Hopefully what we walk away realizing is what Heidi realizes while giving a speech to a new generation of women after being asked to look back on what her own generation had achieved. (It's in this scene that Moss (The West Wing, Mad Men) truly delivers.) Heidi begins her speech by apologizing for not having a prepared speech. She projects the audiences' rationalization for forgiving her, saying they forgive her because they figure she must have had a super woman's kind of day yesterday: full day of work, exercise class, shuttling the kids around, making a five-star meal, attending to her husband, finishing a chapter in her novel...

Except that's not what happened, Heidi says, chiding the audience for being so quick to forgive. Yes, Heidi does have a job. Yes, Heidi did attempt to go to an exercise class. Yet Heidi is unmarried. She does not have children. She does not have all these obligations. Instead, she finished work, went to the gym and then broke down in the locker room as she compared herself to the other women. And in that moment, Heidi describes, she realized that the power to change—or to choose not to change—is within herself.

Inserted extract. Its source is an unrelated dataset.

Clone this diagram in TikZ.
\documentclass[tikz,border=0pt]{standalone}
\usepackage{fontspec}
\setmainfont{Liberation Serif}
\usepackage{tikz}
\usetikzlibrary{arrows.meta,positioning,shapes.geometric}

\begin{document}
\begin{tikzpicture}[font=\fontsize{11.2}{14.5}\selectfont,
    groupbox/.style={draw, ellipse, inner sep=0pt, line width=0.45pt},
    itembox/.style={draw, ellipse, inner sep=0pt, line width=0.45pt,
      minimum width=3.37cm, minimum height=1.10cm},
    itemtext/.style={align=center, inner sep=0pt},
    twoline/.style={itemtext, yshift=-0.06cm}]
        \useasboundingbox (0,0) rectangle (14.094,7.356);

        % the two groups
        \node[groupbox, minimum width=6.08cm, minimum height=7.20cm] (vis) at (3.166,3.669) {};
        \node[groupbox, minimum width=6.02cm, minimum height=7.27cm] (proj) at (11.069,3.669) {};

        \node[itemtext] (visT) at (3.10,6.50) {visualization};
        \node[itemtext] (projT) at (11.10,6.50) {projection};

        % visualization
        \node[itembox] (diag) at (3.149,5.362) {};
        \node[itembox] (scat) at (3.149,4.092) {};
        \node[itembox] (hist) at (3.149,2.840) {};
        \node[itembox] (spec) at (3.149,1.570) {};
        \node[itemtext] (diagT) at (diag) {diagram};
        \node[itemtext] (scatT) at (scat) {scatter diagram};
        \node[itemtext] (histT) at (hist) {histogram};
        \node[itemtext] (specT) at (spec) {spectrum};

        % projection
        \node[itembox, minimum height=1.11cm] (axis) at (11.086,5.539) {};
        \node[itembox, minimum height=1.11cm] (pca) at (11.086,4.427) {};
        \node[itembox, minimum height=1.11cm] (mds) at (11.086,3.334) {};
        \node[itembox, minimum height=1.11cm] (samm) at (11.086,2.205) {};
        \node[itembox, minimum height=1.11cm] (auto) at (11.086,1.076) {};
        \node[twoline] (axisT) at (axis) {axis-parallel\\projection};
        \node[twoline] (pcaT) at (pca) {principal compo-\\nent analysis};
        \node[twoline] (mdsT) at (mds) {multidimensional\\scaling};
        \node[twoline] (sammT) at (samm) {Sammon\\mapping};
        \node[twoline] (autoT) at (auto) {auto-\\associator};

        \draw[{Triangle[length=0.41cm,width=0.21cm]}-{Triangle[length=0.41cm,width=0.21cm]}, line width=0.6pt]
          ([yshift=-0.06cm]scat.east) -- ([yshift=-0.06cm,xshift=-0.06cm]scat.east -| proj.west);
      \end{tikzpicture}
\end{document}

She does not need to allow these women to be the sole judges of her value. She does not need to let anyone—another woman, a beau, a boss—appraise her. Her worth is tied up in how much she values herself. That's a place of self-actualization that so many of us don't even know to strive for.

(The circumstances of Heidi's locker room story and her relationships with women throughout the play should not be glossed over, though. Rather, it would behoove us to observe these interactions sharply, and stop touting all female relationships as better and more benevolent than any relationship a woman might have with a man. Female friendships can be just as damaging and debilitating as amorous relationships between men and women. (Read my screed against Frances Ha for more.) Let's not look to satisfy the superficial Bechdel test and think all female relationships are created equal.)

A question comes up early in the play; one woman wonders, "What do mothers teach their sons that they never tell their daughters?" It's a provocative question, one that Heidi is left to wrestle with as the play concludes. We hope that Heidi and all mothers raise their daughters the way Mindy Kaling says she was raised "with the entitlement of a tall, blond, white man." So while Wasserstein's play isn't as revolutionary as it was in the late 80s, it's just a important today.

*It's worth noting, while we're talking about women and their accomplishments, that Pam MacKinnon is one of the few female directors to have won a Tony for directing. She and Diane Paulus both won Tonys in 2013, MacKinnon for Who's Afraid of Virginia Woolf? and Paulus for Pippin.